>> START
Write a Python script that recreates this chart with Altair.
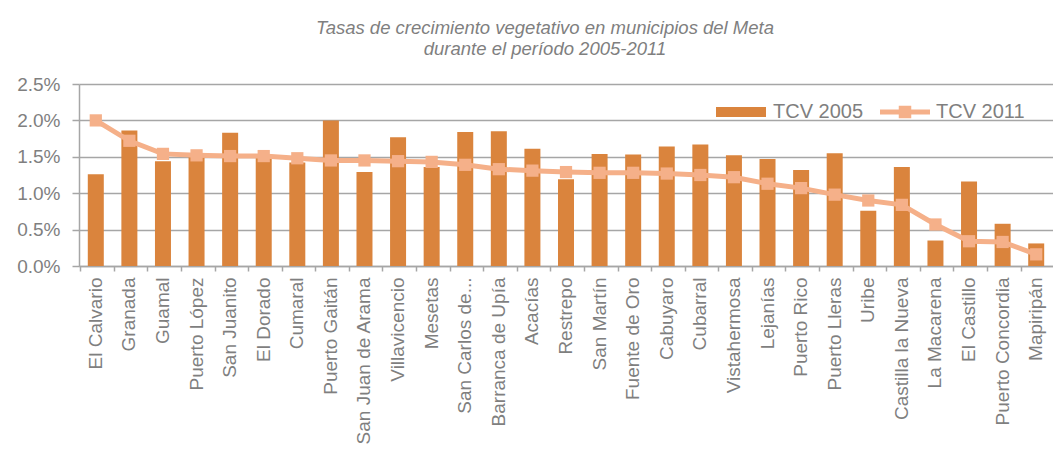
>> END
>> START
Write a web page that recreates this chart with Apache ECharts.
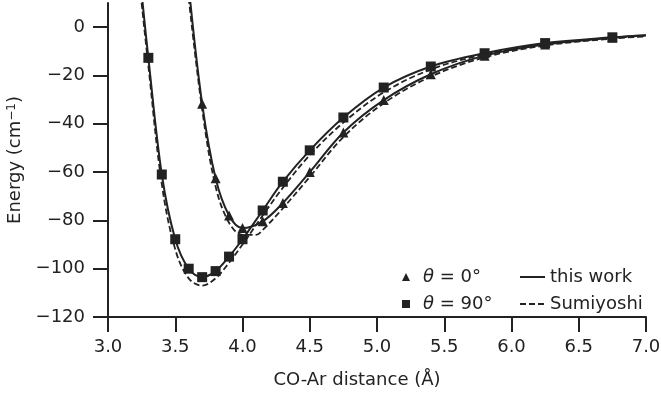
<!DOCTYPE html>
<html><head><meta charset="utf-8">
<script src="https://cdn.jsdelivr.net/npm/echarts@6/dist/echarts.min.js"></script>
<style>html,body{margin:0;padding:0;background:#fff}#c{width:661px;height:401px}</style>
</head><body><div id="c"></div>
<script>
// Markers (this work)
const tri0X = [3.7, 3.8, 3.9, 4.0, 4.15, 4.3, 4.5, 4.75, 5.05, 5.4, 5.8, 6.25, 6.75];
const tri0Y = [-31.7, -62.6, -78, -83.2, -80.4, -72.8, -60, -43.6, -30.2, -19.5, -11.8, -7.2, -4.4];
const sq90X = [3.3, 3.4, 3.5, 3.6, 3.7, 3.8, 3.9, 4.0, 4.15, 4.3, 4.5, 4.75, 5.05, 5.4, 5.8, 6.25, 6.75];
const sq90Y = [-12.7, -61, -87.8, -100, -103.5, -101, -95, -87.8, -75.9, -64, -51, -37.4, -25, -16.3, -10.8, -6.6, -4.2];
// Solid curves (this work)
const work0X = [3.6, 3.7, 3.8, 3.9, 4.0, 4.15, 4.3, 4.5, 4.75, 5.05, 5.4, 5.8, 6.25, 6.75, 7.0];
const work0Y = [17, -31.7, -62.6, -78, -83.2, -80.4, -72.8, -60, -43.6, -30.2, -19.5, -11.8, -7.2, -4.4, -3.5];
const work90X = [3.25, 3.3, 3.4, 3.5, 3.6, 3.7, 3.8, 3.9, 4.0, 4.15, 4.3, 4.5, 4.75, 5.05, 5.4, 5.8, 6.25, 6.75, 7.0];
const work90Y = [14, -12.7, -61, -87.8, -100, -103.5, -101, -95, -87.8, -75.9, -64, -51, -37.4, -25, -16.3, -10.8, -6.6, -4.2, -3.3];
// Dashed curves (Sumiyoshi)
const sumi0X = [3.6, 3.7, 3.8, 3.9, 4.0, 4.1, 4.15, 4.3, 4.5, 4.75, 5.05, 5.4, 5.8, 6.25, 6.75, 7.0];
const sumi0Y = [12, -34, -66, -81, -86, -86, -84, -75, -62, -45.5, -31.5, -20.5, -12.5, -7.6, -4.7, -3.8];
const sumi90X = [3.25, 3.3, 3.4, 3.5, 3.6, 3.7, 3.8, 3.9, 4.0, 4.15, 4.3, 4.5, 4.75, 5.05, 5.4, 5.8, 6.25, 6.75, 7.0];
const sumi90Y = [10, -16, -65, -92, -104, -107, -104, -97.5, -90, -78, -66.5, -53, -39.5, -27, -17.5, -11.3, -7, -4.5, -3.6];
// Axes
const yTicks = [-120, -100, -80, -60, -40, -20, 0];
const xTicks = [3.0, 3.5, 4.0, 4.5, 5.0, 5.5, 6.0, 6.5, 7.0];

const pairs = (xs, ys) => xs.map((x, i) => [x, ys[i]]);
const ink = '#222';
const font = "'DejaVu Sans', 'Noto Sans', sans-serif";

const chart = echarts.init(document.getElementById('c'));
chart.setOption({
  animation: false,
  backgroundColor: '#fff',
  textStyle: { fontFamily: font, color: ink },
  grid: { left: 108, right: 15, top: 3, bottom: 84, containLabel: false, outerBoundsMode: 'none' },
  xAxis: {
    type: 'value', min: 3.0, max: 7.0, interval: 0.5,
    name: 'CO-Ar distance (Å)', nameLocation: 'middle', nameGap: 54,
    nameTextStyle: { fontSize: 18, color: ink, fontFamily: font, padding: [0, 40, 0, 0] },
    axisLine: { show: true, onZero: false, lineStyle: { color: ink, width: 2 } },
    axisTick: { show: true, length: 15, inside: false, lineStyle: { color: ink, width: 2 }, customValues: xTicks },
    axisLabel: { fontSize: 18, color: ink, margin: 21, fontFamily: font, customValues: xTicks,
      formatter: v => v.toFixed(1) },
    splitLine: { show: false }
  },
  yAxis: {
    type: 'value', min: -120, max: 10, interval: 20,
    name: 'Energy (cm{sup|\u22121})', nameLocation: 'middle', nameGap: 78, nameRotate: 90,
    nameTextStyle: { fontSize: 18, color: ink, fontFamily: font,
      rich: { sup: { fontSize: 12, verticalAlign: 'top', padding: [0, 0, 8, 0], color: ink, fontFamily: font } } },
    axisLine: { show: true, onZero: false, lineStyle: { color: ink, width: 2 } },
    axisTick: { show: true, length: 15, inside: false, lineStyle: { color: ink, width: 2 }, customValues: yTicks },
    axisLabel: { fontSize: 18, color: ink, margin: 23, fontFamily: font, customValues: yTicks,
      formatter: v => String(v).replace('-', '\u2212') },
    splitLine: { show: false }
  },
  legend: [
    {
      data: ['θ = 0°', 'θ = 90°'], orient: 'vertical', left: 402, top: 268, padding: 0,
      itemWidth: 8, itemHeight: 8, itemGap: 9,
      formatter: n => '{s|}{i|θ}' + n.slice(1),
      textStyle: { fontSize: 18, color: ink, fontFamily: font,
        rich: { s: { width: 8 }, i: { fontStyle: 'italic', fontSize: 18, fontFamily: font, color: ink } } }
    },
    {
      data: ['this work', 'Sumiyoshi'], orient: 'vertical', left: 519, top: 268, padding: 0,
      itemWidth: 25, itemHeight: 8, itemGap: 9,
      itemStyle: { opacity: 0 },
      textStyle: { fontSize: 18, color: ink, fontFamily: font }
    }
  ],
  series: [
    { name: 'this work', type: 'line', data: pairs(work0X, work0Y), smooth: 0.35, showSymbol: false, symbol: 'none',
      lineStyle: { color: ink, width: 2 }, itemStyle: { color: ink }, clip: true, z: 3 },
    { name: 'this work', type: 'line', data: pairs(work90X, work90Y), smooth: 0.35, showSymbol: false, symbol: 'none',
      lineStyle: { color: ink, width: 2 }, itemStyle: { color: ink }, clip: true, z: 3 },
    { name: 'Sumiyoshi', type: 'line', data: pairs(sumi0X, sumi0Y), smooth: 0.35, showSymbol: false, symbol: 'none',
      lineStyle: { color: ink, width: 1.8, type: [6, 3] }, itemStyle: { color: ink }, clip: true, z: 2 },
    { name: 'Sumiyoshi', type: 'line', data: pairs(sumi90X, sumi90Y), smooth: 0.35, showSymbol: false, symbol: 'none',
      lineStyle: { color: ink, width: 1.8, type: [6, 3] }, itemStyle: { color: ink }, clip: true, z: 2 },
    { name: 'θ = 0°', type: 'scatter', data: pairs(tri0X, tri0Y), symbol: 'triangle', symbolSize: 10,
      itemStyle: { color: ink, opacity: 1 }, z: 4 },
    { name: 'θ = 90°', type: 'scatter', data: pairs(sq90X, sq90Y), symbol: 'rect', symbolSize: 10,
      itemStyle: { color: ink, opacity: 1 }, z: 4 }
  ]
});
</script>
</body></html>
>> END
>> START
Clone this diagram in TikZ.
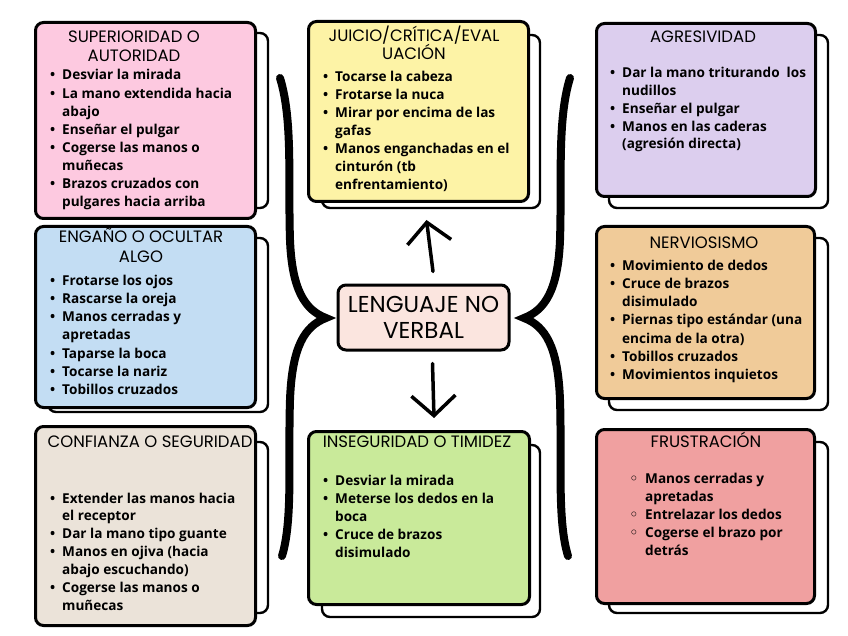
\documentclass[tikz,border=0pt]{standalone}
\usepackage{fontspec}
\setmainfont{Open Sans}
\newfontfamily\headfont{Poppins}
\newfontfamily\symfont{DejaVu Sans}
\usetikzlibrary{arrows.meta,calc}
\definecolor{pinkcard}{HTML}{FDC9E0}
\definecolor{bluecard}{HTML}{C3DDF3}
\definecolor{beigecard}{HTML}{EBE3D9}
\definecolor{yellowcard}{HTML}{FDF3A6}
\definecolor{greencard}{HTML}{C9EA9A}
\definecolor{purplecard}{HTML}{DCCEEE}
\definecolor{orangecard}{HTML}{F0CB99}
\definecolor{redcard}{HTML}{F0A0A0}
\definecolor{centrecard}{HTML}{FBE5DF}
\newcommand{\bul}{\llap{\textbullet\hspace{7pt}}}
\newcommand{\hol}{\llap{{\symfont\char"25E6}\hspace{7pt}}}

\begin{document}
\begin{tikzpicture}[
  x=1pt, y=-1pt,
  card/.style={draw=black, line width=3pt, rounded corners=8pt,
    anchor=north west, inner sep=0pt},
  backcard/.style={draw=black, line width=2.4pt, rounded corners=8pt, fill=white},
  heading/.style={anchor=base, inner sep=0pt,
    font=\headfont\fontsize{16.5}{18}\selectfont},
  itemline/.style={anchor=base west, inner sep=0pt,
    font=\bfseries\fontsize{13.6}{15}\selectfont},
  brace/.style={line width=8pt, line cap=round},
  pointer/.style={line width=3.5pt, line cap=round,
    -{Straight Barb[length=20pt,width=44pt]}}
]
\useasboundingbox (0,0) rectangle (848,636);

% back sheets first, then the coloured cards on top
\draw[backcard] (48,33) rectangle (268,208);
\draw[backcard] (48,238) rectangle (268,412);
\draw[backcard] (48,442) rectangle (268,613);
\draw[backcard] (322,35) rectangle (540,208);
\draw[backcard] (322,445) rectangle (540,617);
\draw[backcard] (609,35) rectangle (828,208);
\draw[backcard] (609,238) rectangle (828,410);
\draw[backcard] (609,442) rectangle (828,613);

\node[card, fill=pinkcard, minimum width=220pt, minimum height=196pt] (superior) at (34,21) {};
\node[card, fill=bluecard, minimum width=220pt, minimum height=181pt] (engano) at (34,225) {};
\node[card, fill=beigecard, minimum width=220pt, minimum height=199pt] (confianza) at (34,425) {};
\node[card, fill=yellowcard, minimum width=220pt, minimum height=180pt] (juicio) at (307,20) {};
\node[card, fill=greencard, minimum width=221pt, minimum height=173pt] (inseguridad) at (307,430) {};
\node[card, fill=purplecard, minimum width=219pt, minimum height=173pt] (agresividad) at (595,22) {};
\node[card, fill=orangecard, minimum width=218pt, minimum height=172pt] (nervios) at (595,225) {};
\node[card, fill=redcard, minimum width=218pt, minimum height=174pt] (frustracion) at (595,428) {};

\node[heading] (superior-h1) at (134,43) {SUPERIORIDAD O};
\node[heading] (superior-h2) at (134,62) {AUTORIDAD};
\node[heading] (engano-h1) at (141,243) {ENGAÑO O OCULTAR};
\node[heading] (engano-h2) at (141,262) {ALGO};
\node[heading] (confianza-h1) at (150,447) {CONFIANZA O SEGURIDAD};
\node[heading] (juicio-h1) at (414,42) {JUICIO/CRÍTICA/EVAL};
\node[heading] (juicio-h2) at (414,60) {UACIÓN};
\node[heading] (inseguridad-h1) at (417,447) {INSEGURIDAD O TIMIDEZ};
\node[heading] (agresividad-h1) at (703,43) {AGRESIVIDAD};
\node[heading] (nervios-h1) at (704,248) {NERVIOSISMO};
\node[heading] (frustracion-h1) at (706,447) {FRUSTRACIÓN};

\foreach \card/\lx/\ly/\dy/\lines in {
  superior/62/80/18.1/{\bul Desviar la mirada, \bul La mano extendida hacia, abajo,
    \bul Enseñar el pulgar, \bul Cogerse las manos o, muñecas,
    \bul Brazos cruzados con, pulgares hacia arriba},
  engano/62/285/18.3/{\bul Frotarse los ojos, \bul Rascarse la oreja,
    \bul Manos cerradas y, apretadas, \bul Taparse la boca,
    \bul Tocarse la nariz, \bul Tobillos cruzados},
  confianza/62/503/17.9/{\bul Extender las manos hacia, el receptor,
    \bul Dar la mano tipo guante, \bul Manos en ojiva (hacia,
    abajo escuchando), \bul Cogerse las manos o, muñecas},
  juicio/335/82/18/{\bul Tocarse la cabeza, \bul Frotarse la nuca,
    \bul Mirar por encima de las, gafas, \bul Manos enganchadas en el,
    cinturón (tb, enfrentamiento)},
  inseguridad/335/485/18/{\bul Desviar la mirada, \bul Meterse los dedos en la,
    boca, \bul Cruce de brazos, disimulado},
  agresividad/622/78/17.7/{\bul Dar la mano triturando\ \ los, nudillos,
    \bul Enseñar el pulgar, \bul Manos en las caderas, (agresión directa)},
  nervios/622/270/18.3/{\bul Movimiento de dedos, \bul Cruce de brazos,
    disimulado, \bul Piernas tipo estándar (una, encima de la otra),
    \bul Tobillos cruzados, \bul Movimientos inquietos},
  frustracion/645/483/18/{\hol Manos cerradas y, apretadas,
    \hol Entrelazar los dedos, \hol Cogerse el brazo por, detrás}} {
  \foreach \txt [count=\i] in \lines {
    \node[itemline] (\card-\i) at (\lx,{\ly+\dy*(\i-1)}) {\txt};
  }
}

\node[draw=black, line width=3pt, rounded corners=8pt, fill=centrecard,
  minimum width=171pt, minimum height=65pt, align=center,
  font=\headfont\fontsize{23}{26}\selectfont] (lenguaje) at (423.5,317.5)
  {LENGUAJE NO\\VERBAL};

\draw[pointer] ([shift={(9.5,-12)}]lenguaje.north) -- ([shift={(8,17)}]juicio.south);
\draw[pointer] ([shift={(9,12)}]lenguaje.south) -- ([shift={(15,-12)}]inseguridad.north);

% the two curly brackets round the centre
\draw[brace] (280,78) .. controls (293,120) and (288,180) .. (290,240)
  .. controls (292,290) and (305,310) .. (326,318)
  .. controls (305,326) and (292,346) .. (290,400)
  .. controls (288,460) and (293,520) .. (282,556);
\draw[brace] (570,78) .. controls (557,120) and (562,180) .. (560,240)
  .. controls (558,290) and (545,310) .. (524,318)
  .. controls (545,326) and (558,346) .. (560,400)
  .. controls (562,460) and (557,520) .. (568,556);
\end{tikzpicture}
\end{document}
>> END
:: What is expected ::
Using the data above, extract exactly the lines from the one containing "Clone this diagram in TikZ." through the one containing "(609,442) rectangle (828,613);". Pictures are left out.

:: Answer for the task ::
Clone this diagram in TikZ.
\documentclass[tikz,border=0pt]{standalone}
\usepackage{fontspec}
\setmainfont{Open Sans}
\newfontfamily\headfont{Poppins}
\newfontfamily\symfont{DejaVu Sans}
\usetikzlibrary{arrows.meta,calc}
\definecolor{pinkcard}{HTML}{FDC9E0}
\definecolor{bluecard}{HTML}{C3DDF3}
\definecolor{beigecard}{HTML}{EBE3D9}
\definecolor{yellowcard}{HTML}{FDF3A6}
\definecolor{greencard}{HTML}{C9EA9A}
\definecolor{purplecard}{HTML}{DCCEEE}
\definecolor{orangecard}{HTML}{F0CB99}
\definecolor{redcard}{HTML}{F0A0A0}
\definecolor{centrecard}{HTML}{FBE5DF}
\newcommand{\bul}{\llap{\textbullet\hspace{7pt}}}
\newcommand{\hol}{\llap{{\symfont\char"25E6}\hspace{7pt}}}

\begin{document}
\begin{tikzpicture}[
  x=1pt, y=-1pt,
  card/.style={draw=black, line width=3pt, rounded corners=8pt,
    anchor=north west, inner sep=0pt},
  backcard/.style={draw=black, line width=2.4pt, rounded corners=8pt, fill=white},
  heading/.style={anchor=base, inner sep=0pt,
    font=\headfont\fontsize{16.5}{18}\selectfont},
  itemline/.style={anchor=base west, inner sep=0pt,
    font=\bfseries\fontsize{13.6}{15}\selectfont},
  brace/.style={line width=8pt, line cap=round},
  pointer/.style={line width=3.5pt, line cap=round,
    -{Straight Barb[length=20pt,width=44pt]}}
]
\useasboundingbox (0,0) rectangle (848,636);

% back sheets first, then the coloured cards on top
\draw[backcard] (48,33) rectangle (268,208);
\draw[backcard] (48,238) rectangle (268,412);
\draw[backcard] (48,442) rectangle (268,613);
\draw[backcard] (322,35) rectangle (540,208);
\draw[backcard] (322,445) rectangle (540,617);
\draw[backcard] (609,35) rectangle (828,208);
\draw[backcard] (609,238) rectangle (828,410);
\draw[backcard] (609,442) rectangle (828,613);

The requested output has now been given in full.